==== Records supplied ====

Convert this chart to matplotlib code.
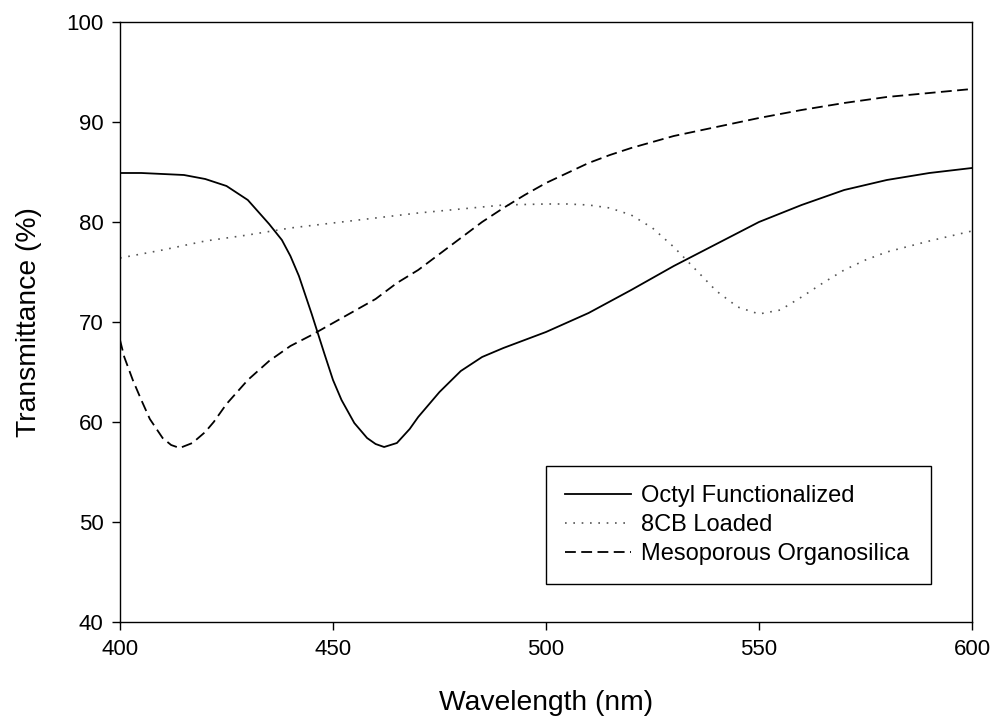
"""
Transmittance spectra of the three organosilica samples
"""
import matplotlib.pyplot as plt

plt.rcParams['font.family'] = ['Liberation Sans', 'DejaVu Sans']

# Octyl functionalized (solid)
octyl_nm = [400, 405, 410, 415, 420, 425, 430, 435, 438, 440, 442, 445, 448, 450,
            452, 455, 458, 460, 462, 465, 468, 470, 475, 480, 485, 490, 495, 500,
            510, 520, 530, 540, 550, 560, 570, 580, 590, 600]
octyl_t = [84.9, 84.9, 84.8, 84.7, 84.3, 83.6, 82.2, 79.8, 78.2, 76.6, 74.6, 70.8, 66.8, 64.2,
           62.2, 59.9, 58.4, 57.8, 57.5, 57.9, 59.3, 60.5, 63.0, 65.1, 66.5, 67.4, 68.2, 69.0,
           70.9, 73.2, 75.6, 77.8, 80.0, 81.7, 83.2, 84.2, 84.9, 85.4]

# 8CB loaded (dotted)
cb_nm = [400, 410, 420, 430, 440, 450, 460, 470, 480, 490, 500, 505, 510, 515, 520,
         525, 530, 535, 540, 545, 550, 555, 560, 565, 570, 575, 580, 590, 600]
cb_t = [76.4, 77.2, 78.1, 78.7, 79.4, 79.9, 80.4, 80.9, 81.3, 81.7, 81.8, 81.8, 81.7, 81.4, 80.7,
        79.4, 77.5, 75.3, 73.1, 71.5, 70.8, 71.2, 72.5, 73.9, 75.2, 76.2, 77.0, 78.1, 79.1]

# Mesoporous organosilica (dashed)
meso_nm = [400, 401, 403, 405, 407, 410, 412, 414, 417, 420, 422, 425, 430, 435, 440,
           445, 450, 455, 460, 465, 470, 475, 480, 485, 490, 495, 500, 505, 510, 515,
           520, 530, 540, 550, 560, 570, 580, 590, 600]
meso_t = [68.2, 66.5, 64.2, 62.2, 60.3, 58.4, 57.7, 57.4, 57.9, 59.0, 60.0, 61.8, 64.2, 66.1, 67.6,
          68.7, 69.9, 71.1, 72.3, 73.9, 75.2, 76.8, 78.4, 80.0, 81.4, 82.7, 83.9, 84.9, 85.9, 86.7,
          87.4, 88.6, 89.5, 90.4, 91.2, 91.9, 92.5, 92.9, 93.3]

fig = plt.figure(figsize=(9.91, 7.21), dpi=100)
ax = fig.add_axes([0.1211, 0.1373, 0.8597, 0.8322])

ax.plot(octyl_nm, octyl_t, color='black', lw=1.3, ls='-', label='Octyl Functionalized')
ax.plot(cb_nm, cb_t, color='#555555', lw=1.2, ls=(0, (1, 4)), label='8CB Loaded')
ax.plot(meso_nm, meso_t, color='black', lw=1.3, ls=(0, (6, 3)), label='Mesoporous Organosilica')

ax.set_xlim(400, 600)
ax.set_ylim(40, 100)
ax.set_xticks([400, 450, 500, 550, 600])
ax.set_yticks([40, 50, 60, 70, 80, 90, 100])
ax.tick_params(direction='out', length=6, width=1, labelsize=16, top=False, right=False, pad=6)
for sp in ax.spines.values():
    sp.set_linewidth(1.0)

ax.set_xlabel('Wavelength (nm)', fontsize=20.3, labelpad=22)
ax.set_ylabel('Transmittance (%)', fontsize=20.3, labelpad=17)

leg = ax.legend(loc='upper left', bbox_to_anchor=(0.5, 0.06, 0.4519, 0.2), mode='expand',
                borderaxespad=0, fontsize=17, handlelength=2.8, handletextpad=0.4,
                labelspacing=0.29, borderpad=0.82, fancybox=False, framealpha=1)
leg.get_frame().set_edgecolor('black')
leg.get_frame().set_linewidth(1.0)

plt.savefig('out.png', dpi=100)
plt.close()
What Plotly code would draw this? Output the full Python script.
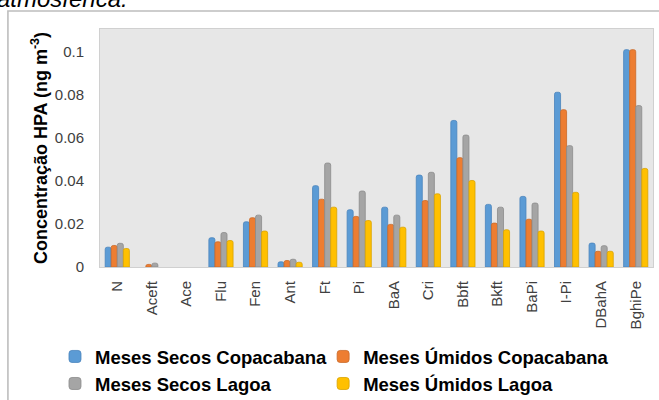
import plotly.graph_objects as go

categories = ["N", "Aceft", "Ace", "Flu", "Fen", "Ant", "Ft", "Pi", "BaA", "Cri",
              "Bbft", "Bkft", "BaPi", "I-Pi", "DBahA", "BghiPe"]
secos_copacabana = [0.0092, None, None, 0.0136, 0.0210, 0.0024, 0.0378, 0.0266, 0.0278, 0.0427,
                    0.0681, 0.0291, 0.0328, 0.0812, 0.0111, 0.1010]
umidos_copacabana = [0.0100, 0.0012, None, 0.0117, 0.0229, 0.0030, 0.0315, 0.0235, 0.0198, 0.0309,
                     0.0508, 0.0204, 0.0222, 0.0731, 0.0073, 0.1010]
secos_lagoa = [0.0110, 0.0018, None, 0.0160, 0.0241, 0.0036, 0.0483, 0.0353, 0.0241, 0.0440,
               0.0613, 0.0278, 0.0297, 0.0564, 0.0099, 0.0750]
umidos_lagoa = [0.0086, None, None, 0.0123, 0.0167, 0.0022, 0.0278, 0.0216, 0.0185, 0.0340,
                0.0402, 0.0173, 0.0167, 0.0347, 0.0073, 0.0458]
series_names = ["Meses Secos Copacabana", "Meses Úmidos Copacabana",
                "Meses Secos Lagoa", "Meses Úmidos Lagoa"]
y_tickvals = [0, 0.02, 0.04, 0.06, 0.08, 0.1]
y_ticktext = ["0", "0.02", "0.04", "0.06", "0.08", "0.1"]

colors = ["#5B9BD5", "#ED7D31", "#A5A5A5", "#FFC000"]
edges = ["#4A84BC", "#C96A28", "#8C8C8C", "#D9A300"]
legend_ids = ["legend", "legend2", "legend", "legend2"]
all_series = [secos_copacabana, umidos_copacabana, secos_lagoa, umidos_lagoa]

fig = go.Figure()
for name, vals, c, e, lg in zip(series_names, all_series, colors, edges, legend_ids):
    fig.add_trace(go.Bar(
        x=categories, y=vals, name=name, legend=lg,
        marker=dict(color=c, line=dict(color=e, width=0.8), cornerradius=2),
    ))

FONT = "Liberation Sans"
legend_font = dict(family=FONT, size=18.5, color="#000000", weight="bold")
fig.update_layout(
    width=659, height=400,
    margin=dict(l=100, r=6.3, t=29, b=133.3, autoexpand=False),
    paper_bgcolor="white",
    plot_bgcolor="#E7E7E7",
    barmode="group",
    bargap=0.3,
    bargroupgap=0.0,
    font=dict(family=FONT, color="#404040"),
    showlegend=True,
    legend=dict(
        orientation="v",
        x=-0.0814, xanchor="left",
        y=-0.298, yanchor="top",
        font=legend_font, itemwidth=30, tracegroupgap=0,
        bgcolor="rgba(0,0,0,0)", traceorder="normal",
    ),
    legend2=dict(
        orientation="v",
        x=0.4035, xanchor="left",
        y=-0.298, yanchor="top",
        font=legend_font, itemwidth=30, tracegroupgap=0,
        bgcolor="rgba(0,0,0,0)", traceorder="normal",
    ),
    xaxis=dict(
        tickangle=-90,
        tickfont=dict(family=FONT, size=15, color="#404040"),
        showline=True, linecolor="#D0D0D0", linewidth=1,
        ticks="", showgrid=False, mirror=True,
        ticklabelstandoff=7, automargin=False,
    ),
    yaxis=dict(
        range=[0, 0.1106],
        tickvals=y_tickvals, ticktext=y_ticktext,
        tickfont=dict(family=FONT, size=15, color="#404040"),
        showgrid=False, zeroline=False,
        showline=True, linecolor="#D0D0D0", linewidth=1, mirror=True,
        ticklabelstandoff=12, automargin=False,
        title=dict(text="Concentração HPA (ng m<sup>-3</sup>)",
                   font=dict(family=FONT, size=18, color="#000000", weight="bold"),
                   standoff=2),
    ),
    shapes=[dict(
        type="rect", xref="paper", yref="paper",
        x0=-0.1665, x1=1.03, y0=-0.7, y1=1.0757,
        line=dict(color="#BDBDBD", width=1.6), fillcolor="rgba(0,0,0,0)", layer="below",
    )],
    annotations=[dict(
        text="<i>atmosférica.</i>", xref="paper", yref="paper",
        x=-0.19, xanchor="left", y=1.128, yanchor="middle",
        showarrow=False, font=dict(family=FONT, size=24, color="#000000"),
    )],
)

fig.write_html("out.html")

====

Both the first line of the records above and the line containing "3)), label='Mesoporous Organosilica')" belong in the copy; please return them and every line between, exactly, minus the pictures.

Convert this chart to matplotlib code.
"""
Transmittance spectra of the three organosilica samples
"""
import matplotlib.pyplot as plt

plt.rcParams['font.family'] = ['Liberation Sans', 'DejaVu Sans']

# Octyl functionalized (solid)
octyl_nm = [400, 405, 410, 415, 420, 425, 430, 435, 438, 440, 442, 445, 448, 450,
            452, 455, 458, 460, 462, 465, 468, 470, 475, 480, 485, 490, 495, 500,
            510, 520, 530, 540, 550, 560, 570, 580, 590, 600]
octyl_t = [84.9, 84.9, 84.8, 84.7, 84.3, 83.6, 82.2, 79.8, 78.2, 76.6, 74.6, 70.8, 66.8, 64.2,
           62.2, 59.9, 58.4, 57.8, 57.5, 57.9, 59.3, 60.5, 63.0, 65.1, 66.5, 67.4, 68.2, 69.0,
           70.9, 73.2, 75.6, 77.8, 80.0, 81.7, 83.2, 84.2, 84.9, 85.4]

# 8CB loaded (dotted)
cb_nm = [400, 410, 420, 430, 440, 450, 460, 470, 480, 490, 500, 505, 510, 515, 520,
         525, 530, 535, 540, 545, 550, 555, 560, 565, 570, 575, 580, 590, 600]
cb_t = [76.4, 77.2, 78.1, 78.7, 79.4, 79.9, 80.4, 80.9, 81.3, 81.7, 81.8, 81.8, 81.7, 81.4, 80.7,
        79.4, 77.5, 75.3, 73.1, 71.5, 70.8, 71.2, 72.5, 73.9, 75.2, 76.2, 77.0, 78.1, 79.1]

# Mesoporous organosilica (dashed)
meso_nm = [400, 401, 403, 405, 407, 410, 412, 414, 417, 420, 422, 425, 430, 435, 440,
           445, 450, 455, 460, 465, 470, 475, 480, 485, 490, 495, 500, 505, 510, 515,
           520, 530, 540, 550, 560, 570, 580, 590, 600]
meso_t = [68.2, 66.5, 64.2, 62.2, 60.3, 58.4, 57.7, 57.4, 57.9, 59.0, 60.0, 61.8, 64.2, 66.1, 67.6,
          68.7, 69.9, 71.1, 72.3, 73.9, 75.2, 76.8, 78.4, 80.0, 81.4, 82.7, 83.9, 84.9, 85.9, 86.7,
          87.4, 88.6, 89.5, 90.4, 91.2, 91.9, 92.5, 92.9, 93.3]

fig = plt.figure(figsize=(9.91, 7.21), dpi=100)
ax = fig.add_axes([0.1211, 0.1373, 0.8597, 0.8322])

ax.plot(octyl_nm, octyl_t, color='black', lw=1.3, ls='-', label='Octyl Functionalized')
ax.plot(cb_nm, cb_t, color='#555555', lw=1.2, ls=(0, (1, 4)), label='8CB Loaded')
ax.plot(meso_nm, meso_t, color='black', lw=1.3, ls=(0, (6, 3)), label='Mesoporous Organosilica')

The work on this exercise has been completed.